Autoencoder is able to reconstruct time series to find anomalous data points [2]. Thus, autoencoder can be trained to reconstruct a time series, and such a reconstructed time series can be compared with the original time series using the mean squared error (MSE) or alternatives like RMSE to classify them.
We improved this approach by calculating the (squared) difference of every single data point and using this as input for a convolutional neural network (CNN), which is trained together with the autoencoder. The training process utilises loss weight to comply with the fact that a good classification is more important than a good reconstruction. To evaluate a whole time series, we used a rolling window (standard size 24 time stamps) to evaluate each single data point with the single autoencoder.
Additionally, we created a Seq2Seq prediction network similar to the network by Hwang et al. [6]. Seq2Seq networks are well known for their strong capabilities in the field of natural language processing [8].
The Seq2Seq networks use the unrolling properties of RNN [13] to evaluate an input.
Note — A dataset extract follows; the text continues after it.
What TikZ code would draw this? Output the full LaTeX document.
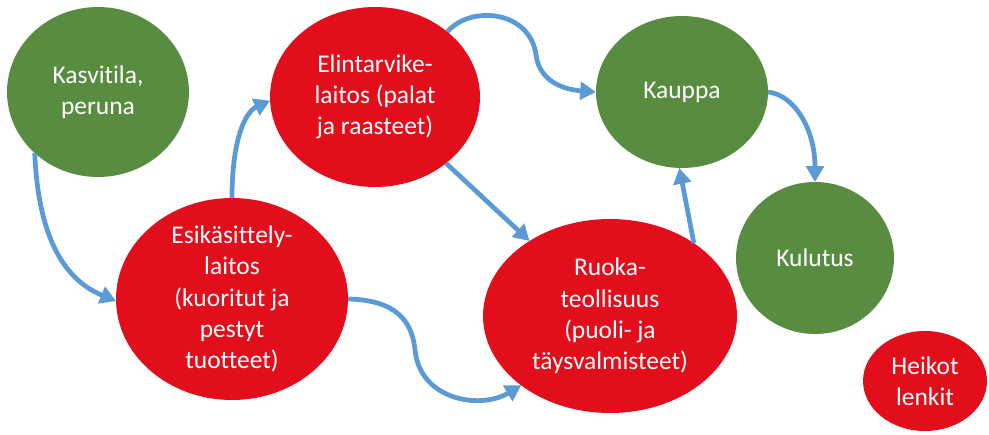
\documentclass[tikz,border=0pt]{standalone}
\usepackage{fontspec}
\setmainfont[Ligatures=NoCommon]{Carlito}
\usepackage{tikz}
\usetikzlibrary{
  shapes.geometric,
  arrows.meta
}
\usepackage{xcolor}
\definecolor{farmgreen}{HTML}{588C41}
\definecolor{weakred}{HTML}{E20E1C}
\definecolor{flowblue}{HTML}{5B9BD5}
\tikzset{
  blob/.style={
    ellipse, draw=none, fill=#1, inner sep=0pt, outer sep=0pt
  },
  blob/.default=farmgreen,
  lab/.style={
    text=white, align=center, inner sep=0pt,
    font=\fontsize{14.5}{17.8}\selectfont
  },
  flow/.style={-{Triangle[length=9pt, width=10pt]}, draw=flowblue, line width=2.7pt},
}

\begin{document}
\begin{tikzpicture}[x=0.02cm, y=-0.02cm]

\useasboundingbox (0,0) rectangle (989,435);

% Chain members
\node[blob, minimum width=3.64cm, minimum height=3.4cm, label={[lab]center:{Kasvitila,\\peruna}}] (kasvi) at (98,92) {};
\node[blob=weakred, minimum width=4.2cm, minimum height=3.6cm, label={[lab]center:{Elintarvike-\\laitos (palat\\ja raasteet)}}] (elin) at (375,97) {};
\node[blob=weakred, minimum width=4.64cm, minimum height=4.04cm, label={[lab]center:{Esikäsittely-\\laitos\\(kuoritut ja\\pestyt\\tuotteet)}}] (esik) at (232,299) {};
\node[blob=weakred, minimum width=5.08cm, minimum height=3.88cm, label={[lab]center:{Ruoka-\\teollisuus\\(puoli- ja\\täysvalmisteet)}}] (ruoka) at (610,316) {};
\node[blob, minimum width=3.44cm, minimum height=3.04cm, label={[lab]center:Kauppa}] (kauppa) at (682,92) {};
\node[blob, minimum width=3.16cm, minimum height=3.04cm, label={[lab]center:Kulutus}] (kulutus) at (815,258) {};

% Legend
\node[blob=weakred, minimum width=2.48cm, minimum height=2.0cm, label={[lab]center:{Heikot\\lenkit}}] (heikot) at (925,381) {};

% Flows
\draw[flow] (kasvi.224) .. controls (38,230) and (60,278) .. (esik.181);
\draw[flow] (esik.90) .. controls (232,140) and (245,112) .. (elin.182);
\draw[flow] (esik.0) .. controls (395,300) and (412,320) .. (415,350)
  .. controls (420,400) and (480,410) .. (ruoka.218);
\draw[flow] (elin.42) .. controls (470,5) and (530,10) .. (536,55)
  .. controls (540,85) and (570,90) .. (kauppa.180);
\draw[flow] (elin) -- (ruoka);
\draw[flow] (ruoka.41) -- (kauppa.268);
\draw[flow] (kauppa.0) .. controls (795,95) and (815,130) .. (kulutus.90);

\end{tikzpicture}
\end{document}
Again, a full time-set evaluation was be done using a rolling window.
By combining the two classical approaches (entropy and SVM) and the two neural networks (autoencoder and Seq2Seq), a hybrid model was built (as shown in Fig. 2), which takes advantage of each of the single approaches. The hybrid network in Fig. 2 itself is a SVM, which evaluates the different results and computes a more precise final decision. Decision trees or a neural network could be used as well. These approaches have shown similar or even better scores in other tasks [7]. The next step was used to substitute all detected anomalies by using either interpolation, extrapolation or an autoencoder, depending which of those replacement algorithms is suited best for a given time series.
4 Results
Before we show the hybrid results, we explain some benefits of our hybrid solution.
In Fig. 3, we plotted the MSE of anomalies and of normal data after reconstruction by the autoencoder as orange and blue lines, respectively. Here, anomalies have a MSE of approx. 1.0, whereas for normal data, it fluctuates around 0.1. A classification based on the plotted MSE was done by using, e.g 0.4 as the limit for normal data. This approach yields F1-scores around 0.8, but some data points are wrongly classified.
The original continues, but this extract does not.